Am I completely off the ball here, or do you agree? The comments are open and I would love to read what you have to say on this. Should motor sport have a place in the modern summer Olympic Games?

Some further reading…

And to quickly explain the photo at the top; it is a motorised powerboat from the 1908 Olympic Games in London, the only games to have featured a motorised sport. Incidentally, the weather was so bad that in each of the races, only one boat finished. Thus, only gold medals could be handed out.


  • I agree with you fully that motorsports is a sport, and not a game. The main issue to me is whether an event should be an event by virtue of how difficult physically or mentally it is. For something like shooting, it is all mental, and yet it is still in the Olympics along with decidedly physical events like the 100m dash. If we are going to have these mental activities like shooting, I don’t see why the mental focus of motorsports shouldn’t be included in the Olympics as well.

    I actually go into this in more detail on my own blog, if you’re interested:

  • I read about this somewhere else the other day and to be honest I couldn’t believe anyone had even thought the idea up!

    To me, the Olympics are about people and countries rather than manufacturers. Unless the IOC decided to follow the Race of Champions and commission someone to design a car for them which all drivers used then I don’t see how it would work. Unless every competitor was allowed to use their own car (be it a McLaren or a Ferrari or whatever), but that there was never any mention of who was driving what!

    I also think in F1 there is too much reliance on the machinery – Kimi in a Red Bull wouldn’t win no matter how good a driver he was for example, whereas someone like Chris Hoy could probably take a bike from any other competitor and either win or at least do very well.

    Perhaps that’s not the case, but it’s the impression I get as a layperson watching from the outside.

  • I have had this discussion on a few sites. On Sidepodcast we decided that the only way racing ould be in the Olympics would be if it was karting so that you can have enough identical machines that every country that wants can enter.

    Bernie is apparently negotiating to use some of the roads at the Olympic compley in Beijing as a circuit to hold the China GP as of 2011. Shanghai’s contract is up in 2010 and Bernie either wants a change or he has just started the screw turning process we are all familiar with.

  • There is no place in the Olympics for motor racing. The games are about the sporting prowess of the individual/team not a test bed for technology. It would be impossible to create an even playing field for entrants and any race would be more about the car than the driver

  • I brought up this discussion because Formula One drivers are amongst the fittest “athletes” in the world and should have the chance compete with other athletes.

    I agree with capeplates that “The games are about the sporting prowess of the individual”, however, I do think that an even playing field can be created.

    The cars would have to be contracted out to one supplier and be non-adjustable by the driver. The car supplier would be responsible for looking after cars and making repairs.

    This could work and I think it should, however, I realisticly don’t think it will, which is such a shame.

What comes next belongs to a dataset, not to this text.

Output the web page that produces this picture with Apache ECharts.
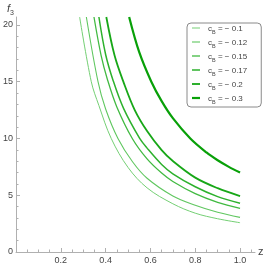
<!DOCTYPE html>
<html>
<head>
<meta charset="utf-8">
<script src="https://cdn.jsdelivr.net/npm/echarts@6/dist/echarts.min.js"></script>
<style>html,body{margin:0;padding:0;background:#fff}#c{width:267px;height:267px}</style>
</head>
<body>
<div id="c"></div>
<script>
// Series labels (c_B values)
const seriesNames = ['c_B = − 0.1', 'c_B = − 0.12', 'c_B = − 0.15', 'c_B = − 0.17', 'c_B = − 0.2', 'c_B = − 0.3'];
const legendLabels = ['− 0.1', '− 0.12', '− 0.15', '− 0.17', '− 0.2', '− 0.3'];

// Values (z, f3)
const z_01  = [0.284, 0.336, 0.37, 0.425, 0.5, 0.585, 0.7, 0.8, 0.9, 1.0];
const f_01  = [20.7, 15.0, 12.9, 10.0, 7.45, 5.65, 4.25, 3.42, 2.93, 2.58];
const z_012 = [0.314, 0.366, 0.4, 0.455, 0.52, 0.585, 0.7, 0.8, 0.9, 1.0];
const f_012 = [20.7, 15.0, 12.6, 10.0, 7.95, 6.5, 4.94, 4.12, 3.5, 3.05];
const z_015 = [0.348, 0.38, 0.408, 0.45, 0.519, 0.585, 0.65, 0.7, 0.8, 0.9, 1.0];
const f_015 = [20.7, 17.3, 15.2, 12.78, 10.0, 8.2, 6.95, 6.21, 5.14, 4.38, 3.85];
const z_017 = [0.37, 0.4, 0.434, 0.48, 0.552, 0.585, 0.65, 0.7, 0.8, 0.9, 1.0];
const f_017 = [20.7, 17.4, 15.07, 12.65, 10.0, 9.15, 7.71, 6.89, 5.75, 4.88, 4.29];
const z_02  = [0.403, 0.44, 0.481, 0.53, 0.585, 0.65, 0.7, 0.8, 0.9, 1.0];
const f_02  = [20.7, 17.3, 14.9, 12.5, 10.65, 8.97, 8.01, 6.55, 5.62, 4.93];
const z_03  = [0.505, 0.55, 0.604, 0.65, 0.7, 0.778, 0.85, 0.9, 0.95, 1.0];
const f_03  = [20.7, 17.6, 15.0, 13.29, 11.79, 10.0, 8.77, 8.08, 7.5, 7.0];

// Tick values
const xMajor = [0.2, 0.4, 0.6, 0.8, 1.0];
const xMinor = [0.05, 0.1, 0.15, 0.25, 0.3, 0.35, 0.45, 0.5, 0.55, 0.65, 0.7, 0.75, 0.85, 0.9, 0.95, 1.05];
const yMajor = [0, 5, 10, 15, 20];
const yMinor = [1, 2, 3, 4, 6, 7, 8, 9, 11, 12, 13, 14, 16, 17, 18, 19];

const zs = [z_01, z_012, z_015, z_017, z_02, z_03];
const fs = [f_01, f_012, f_015, f_017, f_02, f_03];
const colors = ['#74cf74', '#60c760', '#42ba42', '#2db12d', '#17a717', '#08a008'];
const widths = [1, 1.1, 1.3, 1.5, 1.8, 2.2];

const axisGray = '#b0b0b0';
const labelColor = '#444';
const font = 'Liberation Sans, Arial, sans-serif';

const series = zs.map((zz, i) => ({
  name: seriesNames[i],
  type: 'line',
  xAxisIndex: 0, yAxisIndex: 0,
  data: zz.map((z, k) => [z, fs[i][k]]),
  symbol: 'none',
  showSymbol: false,
  smooth: 0.35,
  lineStyle: { color: colors[i], width: widths[i] },
  itemStyle: { color: colors[i] },
  clip: true,
  z: 3
}));

const legendData = seriesNames.map((n, i) => ({
  name: n,
  icon: 'path://M0,0H8V' + widths[i] + 'H0Z',
  itemStyle: { color: colors[i], borderWidth: 0 }
}));

const chart = echarts.init(document.getElementById('c'), null, { renderer: 'canvas' });
chart.setOption({
  animation: false,
  backgroundColor: '#fff',
  grid: { left: 15, right: 12, top: 17, bottom: 15, containLabel: false },
  xAxis: [
    {
      type: 'value', min: 0, max: 1.0667, position: 'bottom',
      name: 'z', nameLocation: 'end', nameGap: 3,
      nameTextStyle: { color: labelColor, fontSize: 11, fontFamily: font, verticalAlign: 'middle' },
      axisLine: { show: true, onZero: false, lineStyle: { color: axisGray, width: 1 } },
      axisTick: { show: true, inside: true, length: 4, customValues: xMajor, lineStyle: { color: axisGray } },
      axisLabel: { show: true, customValues: xMajor, margin: 4, color: labelColor, fontSize: 9, fontFamily: font,
                   formatter: v => Number(v).toFixed(1) },
      splitLine: { show: false }
    },
    {
      type: 'value', min: 0, max: 1.0667, position: 'bottom',
      axisLine: { show: false },
      axisTick: { show: true, inside: true, length: 2.5, customValues: xMinor, lineStyle: { color: axisGray } },
      axisLabel: { show: false },
      splitLine: { show: false }
    }
  ],
  yAxis: [
    {
      type: 'value', min: 0, max: 20.7, position: 'left',
      name: '{f|f}{s|3}', nameLocation: 'end', nameGap: 3,
      nameTextStyle: {
        align: 'right', padding: [0, 2, 0, 0],
        rich: {
          f: { fontStyle: 'italic', fontSize: 11, color: labelColor, fontFamily: font, verticalAlign: 'bottom', lineHeight: 12 },
          s: { fontSize: 7, color: labelColor, fontFamily: font, verticalAlign: 'bottom', lineHeight: 9, padding: [0, 0, -3, 0] }
        }
      },
      axisLine: { show: true, onZero: false, lineStyle: { color: axisGray, width: 1 } },
      axisTick: { show: true, inside: true, length: 4, customValues: yMajor, lineStyle: { color: axisGray } },
      axisLabel: { show: true, customValues: yMajor, margin: 3, color: labelColor, fontSize: 9, fontFamily: font },
      splitLine: { show: false }
    },
    {
      type: 'value', min: 0, max: 20.7, position: 'left',
      axisLine: { show: false },
      axisTick: { show: true, inside: true, length: 2.5, customValues: yMinor, lineStyle: { color: axisGray } },
      axisLabel: { show: false },
      splitLine: { show: false }
    }
  ],
  legend: {
    show: true, orient: 'vertical', left: 187, top: 23,
    data: legendData,
    backgroundColor: '#fff',
    borderColor: '#8a8a8a', borderWidth: 1, borderRadius: 4,
    padding: [2, 14, 2, 5],
    itemWidth: 8, itemHeight: 10, itemGap: 4,
    selectedMode: false,
    formatter: name => '{c|c}{b|B}{t| = ' + legendLabels[seriesNames.indexOf(name)] + '}',
    textStyle: {
      color: labelColor, fontFamily: font, fontSize: 8, padding: [0, 0, 0, 3],
      rich: {
        c: { fontSize: 8, color: labelColor, fontFamily: font, lineHeight: 10, verticalAlign: 'bottom' },
        b: { fontSize: 5.5, color: labelColor, fontFamily: font, lineHeight: 8, verticalAlign: 'bottom', padding: [0, 0, -2, 0] },
        t: { fontSize: 8, color: labelColor, fontFamily: font, lineHeight: 10, verticalAlign: 'bottom' }
      }
    }
  },
  series: series
});
</script>
</body>
</html>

  • This could work and I think it should, however, I realisticly don’t think it will, which is such a shame.

    I think that in an ideal world, Formula One drivers would be allowed to partake in the Olympics. Simply because of the reasons that they are athletes. Christ, they can race for 90 minutes in Malaysia in god-knows-what kind of heat. But the cost involved for running an equal race for the drivers… that’s too much.

    Just think how long it takes to design, build and crash test a car before it even hits the tarmac. Add in a circuit, marshals, the FIA(?), rules (car-related retirements?)… Then you have to drum up involvement, and quite frankly, I’m not sure the drivers would want to take part. Unless they got paid lots, why would they? They already earn enough from their main job, why prove/humiliate themselves when it isn’t necessary for their bank accounts of future career prospects?

    I don’t mean to be a downer, I actually think it would be great to see F1 drivers in the Olympics, as well as WRC drivers and WTCC drivers. But one thing I really think could happen, and that I actually want to happen. And this deserves a separate line to give it some stature…

    Jenson Button should compete in the triathlon at Olympic level. And so should Lewis Hamilton. Just sayin’. It’s not like I have an opinion on it or anything

  • I know not all routes will be the same, but Jenson completed his last triathlon in 2hrs 22mins 43secs.

    The guy who strolled in last in the triathlon at the Beijing Olympics completed it in 1hr 56mins 50secs – so Jenson would have been quite a way behind!!

    While they are unbelievably fit, I think it has to be taken in context – they train for the sport they are taking part in which means their fitness doesn’t necessarily lend itself to other disciplines.

    I think the main thing about F1 or any other form of motorsport in the Olympics is that nobody should fail in the Olympic Games due to their equipment. If a runner fails to win the 100m or whatever then it should be because they simply made a mistake or weren’t quick enough – imagine Massa winning the F1 race by a mile before his engine explodes in a cloud of smoke. It simply shouldn’t happen.

  • Tennis is somehow is the “Lympics, however Motorsport doesn’t have a place in most of it’s forms, unless the A1 GP is possibly considered. MotoGP is the most exciting motorsport on the planet across the 3 classes and World Superbikes GP (SBK) in the big class and the 600cc Supersport is usually wheel to wheel stuff every race. Both of these forms of racing now have riders from Indonesia, Thailand, Turkey surprising some people and of course the regular World Champions from Australia. In the 125cc and 250cc MotoGPs events the rivalry between the Italians and the Spanish riders has to be seen to be believed. This is what the punters want to see so remember motorsport is not just on 4 wheels. Remember last weeks 09 MotoGP race In Barcelona with many lead changes and Valentino Rossi impossibly passing teammate and local hero Jorge Lorenzo on the last corner of the last lap to win a famous GP and his 99th. Bring it on.

    Oliver, what kind of heat in Malaysia at Sepang? -I can tell you from first hand experience and whilst at Sepang MotoGP 08 in the 40c air temp and 90% humidity. So Ai Gp Round is a possibility as is a round of, say, the Supersport SBK as they are close to a road bike as you can get at that level. Level playing field and already we have riders from Asia, USA, Europe, Oceania competing. Just a thought.